::: RECORDS PROVIDED :::

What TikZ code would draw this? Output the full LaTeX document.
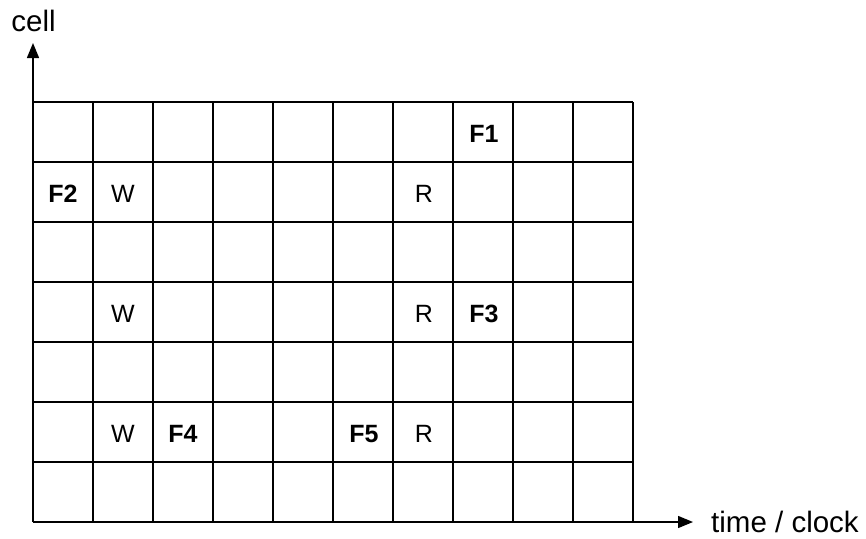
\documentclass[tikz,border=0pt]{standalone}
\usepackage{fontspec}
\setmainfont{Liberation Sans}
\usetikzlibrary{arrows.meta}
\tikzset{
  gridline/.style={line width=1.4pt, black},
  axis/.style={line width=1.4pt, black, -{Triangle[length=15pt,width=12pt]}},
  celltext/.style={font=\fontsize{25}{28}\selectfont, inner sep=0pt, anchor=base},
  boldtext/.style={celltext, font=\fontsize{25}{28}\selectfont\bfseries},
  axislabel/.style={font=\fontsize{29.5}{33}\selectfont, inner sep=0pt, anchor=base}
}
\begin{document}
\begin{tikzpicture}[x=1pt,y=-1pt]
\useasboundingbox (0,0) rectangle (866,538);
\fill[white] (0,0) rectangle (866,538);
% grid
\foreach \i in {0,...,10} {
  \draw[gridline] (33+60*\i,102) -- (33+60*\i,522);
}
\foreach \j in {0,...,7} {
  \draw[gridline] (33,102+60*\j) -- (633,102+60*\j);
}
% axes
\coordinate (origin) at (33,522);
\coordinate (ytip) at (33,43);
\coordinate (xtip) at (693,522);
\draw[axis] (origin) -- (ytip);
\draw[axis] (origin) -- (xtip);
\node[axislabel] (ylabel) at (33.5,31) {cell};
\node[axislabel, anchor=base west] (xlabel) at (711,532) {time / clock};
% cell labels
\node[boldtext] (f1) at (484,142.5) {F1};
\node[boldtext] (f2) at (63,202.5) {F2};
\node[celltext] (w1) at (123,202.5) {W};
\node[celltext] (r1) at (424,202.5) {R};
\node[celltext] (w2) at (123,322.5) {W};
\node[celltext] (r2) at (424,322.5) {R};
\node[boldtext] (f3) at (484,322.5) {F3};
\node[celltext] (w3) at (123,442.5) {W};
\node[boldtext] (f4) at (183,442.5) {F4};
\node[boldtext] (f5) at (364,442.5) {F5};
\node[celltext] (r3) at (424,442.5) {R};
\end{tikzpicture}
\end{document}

:::
::: RECORDS PROVIDED :::

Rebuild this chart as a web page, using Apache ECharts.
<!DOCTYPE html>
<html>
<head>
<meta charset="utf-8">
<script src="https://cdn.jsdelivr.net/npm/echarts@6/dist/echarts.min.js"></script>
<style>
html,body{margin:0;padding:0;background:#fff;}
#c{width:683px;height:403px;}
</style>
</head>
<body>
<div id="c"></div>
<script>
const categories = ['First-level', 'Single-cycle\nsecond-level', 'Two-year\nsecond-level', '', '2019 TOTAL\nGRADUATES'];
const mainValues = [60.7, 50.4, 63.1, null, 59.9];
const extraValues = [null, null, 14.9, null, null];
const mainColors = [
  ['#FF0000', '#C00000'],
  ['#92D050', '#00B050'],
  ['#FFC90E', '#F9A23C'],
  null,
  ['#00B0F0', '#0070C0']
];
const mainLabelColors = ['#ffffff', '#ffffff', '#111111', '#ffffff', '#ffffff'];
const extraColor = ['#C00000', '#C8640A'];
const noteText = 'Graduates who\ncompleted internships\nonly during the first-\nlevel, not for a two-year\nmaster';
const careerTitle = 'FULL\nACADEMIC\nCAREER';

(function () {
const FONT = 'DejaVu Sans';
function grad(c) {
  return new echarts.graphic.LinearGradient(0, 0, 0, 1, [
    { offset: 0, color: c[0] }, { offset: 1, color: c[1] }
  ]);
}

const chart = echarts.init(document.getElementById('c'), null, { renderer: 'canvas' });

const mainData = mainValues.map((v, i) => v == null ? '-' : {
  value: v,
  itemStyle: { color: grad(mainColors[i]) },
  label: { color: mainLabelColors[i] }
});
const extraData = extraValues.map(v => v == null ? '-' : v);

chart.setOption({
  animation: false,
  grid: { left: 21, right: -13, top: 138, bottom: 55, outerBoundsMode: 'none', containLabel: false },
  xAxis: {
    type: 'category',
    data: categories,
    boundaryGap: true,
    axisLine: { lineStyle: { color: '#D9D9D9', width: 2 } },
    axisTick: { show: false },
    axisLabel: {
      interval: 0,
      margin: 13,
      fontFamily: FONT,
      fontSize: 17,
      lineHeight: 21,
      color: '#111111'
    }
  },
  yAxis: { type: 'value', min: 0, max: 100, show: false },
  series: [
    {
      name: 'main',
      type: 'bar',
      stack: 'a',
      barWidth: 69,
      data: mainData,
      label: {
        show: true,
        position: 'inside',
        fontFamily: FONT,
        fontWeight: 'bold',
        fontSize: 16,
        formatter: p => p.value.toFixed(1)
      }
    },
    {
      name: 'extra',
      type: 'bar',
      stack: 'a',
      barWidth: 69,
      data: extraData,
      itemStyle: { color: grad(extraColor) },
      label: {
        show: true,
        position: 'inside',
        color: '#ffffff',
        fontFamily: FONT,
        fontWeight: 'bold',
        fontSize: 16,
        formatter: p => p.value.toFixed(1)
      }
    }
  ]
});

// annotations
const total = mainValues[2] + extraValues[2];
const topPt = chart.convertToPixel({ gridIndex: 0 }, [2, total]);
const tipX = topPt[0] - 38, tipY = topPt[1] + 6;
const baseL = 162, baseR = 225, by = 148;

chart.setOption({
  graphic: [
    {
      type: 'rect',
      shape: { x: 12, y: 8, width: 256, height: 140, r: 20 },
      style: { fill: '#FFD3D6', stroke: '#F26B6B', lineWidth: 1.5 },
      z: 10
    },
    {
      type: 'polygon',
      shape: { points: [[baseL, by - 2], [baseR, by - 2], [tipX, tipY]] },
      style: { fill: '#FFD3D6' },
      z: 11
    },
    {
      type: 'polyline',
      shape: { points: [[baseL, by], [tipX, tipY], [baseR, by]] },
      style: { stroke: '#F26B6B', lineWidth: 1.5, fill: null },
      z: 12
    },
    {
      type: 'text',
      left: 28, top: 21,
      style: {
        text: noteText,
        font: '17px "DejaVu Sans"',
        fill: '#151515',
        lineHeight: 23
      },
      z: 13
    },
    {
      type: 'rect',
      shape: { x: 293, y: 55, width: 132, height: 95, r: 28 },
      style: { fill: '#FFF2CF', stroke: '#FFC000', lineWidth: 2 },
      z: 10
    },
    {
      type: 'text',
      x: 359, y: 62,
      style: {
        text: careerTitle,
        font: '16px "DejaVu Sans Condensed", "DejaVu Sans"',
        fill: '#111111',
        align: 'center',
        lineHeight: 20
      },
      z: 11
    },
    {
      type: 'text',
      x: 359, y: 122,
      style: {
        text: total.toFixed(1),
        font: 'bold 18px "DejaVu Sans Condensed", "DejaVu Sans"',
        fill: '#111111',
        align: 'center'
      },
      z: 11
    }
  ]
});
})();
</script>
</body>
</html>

:::

*GOAL:* Count the lines of the listing above that include the word "this" and state the total with nothing else.

*RESPONSE TO THE EXERCISE:* 2